> **Given task**: Give the listing again character for character, but drop the images.

> **Data in this exercise**:
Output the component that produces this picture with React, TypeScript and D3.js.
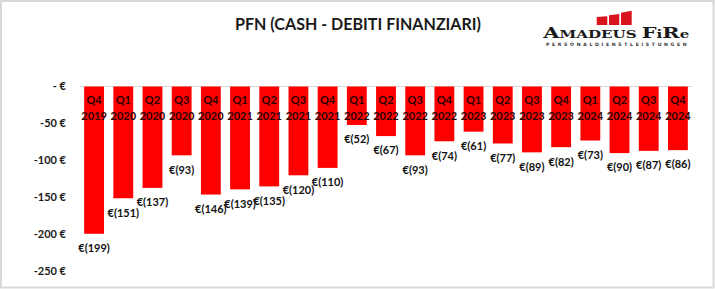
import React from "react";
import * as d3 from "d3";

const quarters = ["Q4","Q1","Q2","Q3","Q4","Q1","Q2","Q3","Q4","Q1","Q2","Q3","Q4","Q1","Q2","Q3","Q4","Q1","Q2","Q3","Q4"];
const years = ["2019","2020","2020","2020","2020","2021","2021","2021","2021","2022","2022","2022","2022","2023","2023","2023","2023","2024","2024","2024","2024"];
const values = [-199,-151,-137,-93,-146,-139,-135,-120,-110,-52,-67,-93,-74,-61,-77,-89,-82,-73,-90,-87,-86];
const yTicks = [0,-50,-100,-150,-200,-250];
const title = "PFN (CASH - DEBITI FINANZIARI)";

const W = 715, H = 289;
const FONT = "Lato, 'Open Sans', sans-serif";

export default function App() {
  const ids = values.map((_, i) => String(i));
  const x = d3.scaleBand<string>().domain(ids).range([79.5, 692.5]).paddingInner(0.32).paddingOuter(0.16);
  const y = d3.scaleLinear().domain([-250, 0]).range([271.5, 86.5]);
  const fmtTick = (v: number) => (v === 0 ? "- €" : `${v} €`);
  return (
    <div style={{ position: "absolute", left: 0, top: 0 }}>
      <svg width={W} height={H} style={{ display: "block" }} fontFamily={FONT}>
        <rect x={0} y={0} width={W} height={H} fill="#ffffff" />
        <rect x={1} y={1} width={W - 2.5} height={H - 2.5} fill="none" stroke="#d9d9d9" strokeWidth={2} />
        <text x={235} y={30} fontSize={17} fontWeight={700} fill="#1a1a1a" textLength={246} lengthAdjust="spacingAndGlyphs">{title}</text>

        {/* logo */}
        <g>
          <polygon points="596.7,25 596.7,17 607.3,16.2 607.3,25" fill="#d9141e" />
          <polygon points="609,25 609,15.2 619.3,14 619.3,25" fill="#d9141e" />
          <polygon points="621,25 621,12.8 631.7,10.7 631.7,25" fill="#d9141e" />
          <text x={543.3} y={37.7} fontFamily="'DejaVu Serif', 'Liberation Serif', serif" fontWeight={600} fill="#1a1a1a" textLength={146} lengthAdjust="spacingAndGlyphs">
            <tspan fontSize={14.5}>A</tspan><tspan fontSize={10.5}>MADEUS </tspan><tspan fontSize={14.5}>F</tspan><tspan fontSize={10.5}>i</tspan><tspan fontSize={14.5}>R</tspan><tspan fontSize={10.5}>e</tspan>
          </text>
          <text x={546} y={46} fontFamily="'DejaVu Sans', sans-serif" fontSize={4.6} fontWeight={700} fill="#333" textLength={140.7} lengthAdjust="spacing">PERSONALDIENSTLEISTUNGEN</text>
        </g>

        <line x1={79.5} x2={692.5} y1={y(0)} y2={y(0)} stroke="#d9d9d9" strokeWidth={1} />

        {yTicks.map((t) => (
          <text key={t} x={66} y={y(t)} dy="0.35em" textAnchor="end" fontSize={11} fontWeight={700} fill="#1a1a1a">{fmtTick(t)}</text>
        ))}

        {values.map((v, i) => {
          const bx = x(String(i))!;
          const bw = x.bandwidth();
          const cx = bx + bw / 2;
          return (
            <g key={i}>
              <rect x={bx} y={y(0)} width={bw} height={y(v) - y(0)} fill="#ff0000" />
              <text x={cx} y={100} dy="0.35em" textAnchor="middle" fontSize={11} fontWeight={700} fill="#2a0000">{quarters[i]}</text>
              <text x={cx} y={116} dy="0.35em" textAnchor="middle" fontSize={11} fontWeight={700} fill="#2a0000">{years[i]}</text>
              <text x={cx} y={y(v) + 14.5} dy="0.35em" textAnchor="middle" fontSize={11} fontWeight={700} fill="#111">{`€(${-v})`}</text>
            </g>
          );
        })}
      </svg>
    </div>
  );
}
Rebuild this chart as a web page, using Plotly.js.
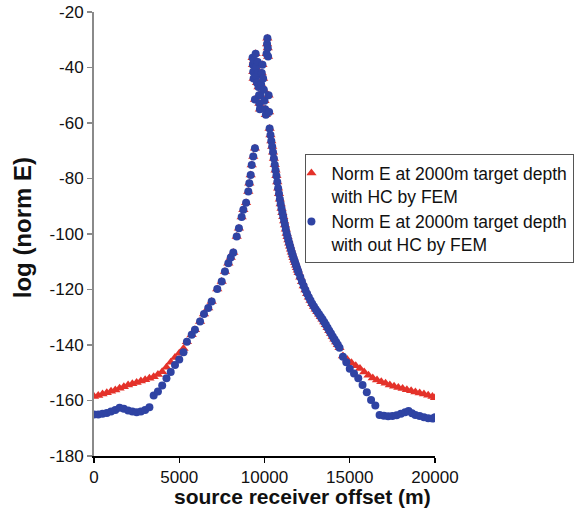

> **Correct answer**:
Output the component that produces this picture with React, TypeScript and D3.js.
import React from "react";
import * as d3 from "d3";

const quarters = ["Q4","Q1","Q2","Q3","Q4","Q1","Q2","Q3","Q4","Q1","Q2","Q3","Q4","Q1","Q2","Q3","Q4","Q1","Q2","Q3","Q4"];
const years = ["2019","2020","2020","2020","2020","2021","2021","2021","2021","2022","2022","2022","2022","2023","2023","2023","2023","2024","2024","2024","2024"];
const values = [-199,-151,-137,-93,-146,-139,-135,-120,-110,-52,-67,-93,-74,-61,-77,-89,-82,-73,-90,-87,-86];
const yTicks = [0,-50,-100,-150,-200,-250];
const title = "PFN (CASH - DEBITI FINANZIARI)";

const W = 715, H = 289;
const FONT = "Lato, 'Open Sans', sans-serif";

export default function App() {
  const ids = values.map((_, i) => String(i));
  const x = d3.scaleBand<string>().domain(ids).range([79.5, 692.5]).paddingInner(0.32).paddingOuter(0.16);
  const y = d3.scaleLinear().domain([-250, 0]).range([271.5, 86.5]);
  const fmtTick = (v: number) => (v === 0 ? "- €" : `${v} €`);
  return (
    <div style={{ position: "absolute", left: 0, top: 0 }}>
      <svg width={W} height={H} style={{ display: "block" }} fontFamily={FONT}>
        <rect x={0} y={0} width={W} height={H} fill="#ffffff" />
        <rect x={1} y={1} width={W - 2.5} height={H - 2.5} fill="none" stroke="#d9d9d9" strokeWidth={2} />
        <text x={235} y={30} fontSize={17} fontWeight={700} fill="#1a1a1a" textLength={246} lengthAdjust="spacingAndGlyphs">{title}</text>

        {/* logo */}
        <g>
          <polygon points="596.7,25 596.7,17 607.3,16.2 607.3,25" fill="#d9141e" />
          <polygon points="609,25 609,15.2 619.3,14 619.3,25" fill="#d9141e" />
          <polygon points="621,25 621,12.8 631.7,10.7 631.7,25" fill="#d9141e" />
          <text x={543.3} y={37.7} fontFamily="'DejaVu Serif', 'Liberation Serif', serif" fontWeight={600} fill="#1a1a1a" textLength={146} lengthAdjust="spacingAndGlyphs">
            <tspan fontSize={14.5}>A</tspan><tspan fontSize={10.5}>MADEUS </tspan><tspan fontSize={14.5}>F</tspan><tspan fontSize={10.5}>i</tspan><tspan fontSize={14.5}>R</tspan><tspan fontSize={10.5}>e</tspan>
          </text>
          <text x={546} y={46} fontFamily="'DejaVu Sans', sans-serif" fontSize={4.6} fontWeight={700} fill="#333" textLength={140.7} lengthAdjust="spacing">PERSONALDIENSTLEISTUNGEN</text>
        </g>

        <line x1={79.5} x2={692.5} y1={y(0)} y2={y(0)} stroke="#d9d9d9" strokeWidth={1} />

        {yTicks.map((t) => (
          <text key={t} x={66} y={y(t)} dy="0.35em" textAnchor="end" fontSize={11} fontWeight={700} fill="#1a1a1a">{fmtTick(t)}</text>
        ))}

        {values.map((v, i) => {
          const bx = x(String(i))!;
          const bw = x.bandwidth();
          const cx = bx + bw / 2;
          return (
            <g key={i}>
              <rect x={bx} y={y(0)} width={bw} height={y(v) - y(0)} fill="#ff0000" />
              <text x={cx} y={100} dy="0.35em" textAnchor="middle" fontSize={11} fontWeight={700} fill="#2a0000">{quarters[i]}</text>
              <text x={cx} y={116} dy="0.35em" textAnchor="middle" fontSize={11} fontWeight={700} fill="#2a0000">{years[i]}</text>
              <text x={cx} y={y(v) + 14.5} dy="0.35em" textAnchor="middle" fontSize={11} fontWeight={700} fill="#111">{`€(${-v})`}</text>
            </g>
          );
        })}
      </svg>
    </div>
  );
}
Rebuild this chart as a web page, using Plotly.js.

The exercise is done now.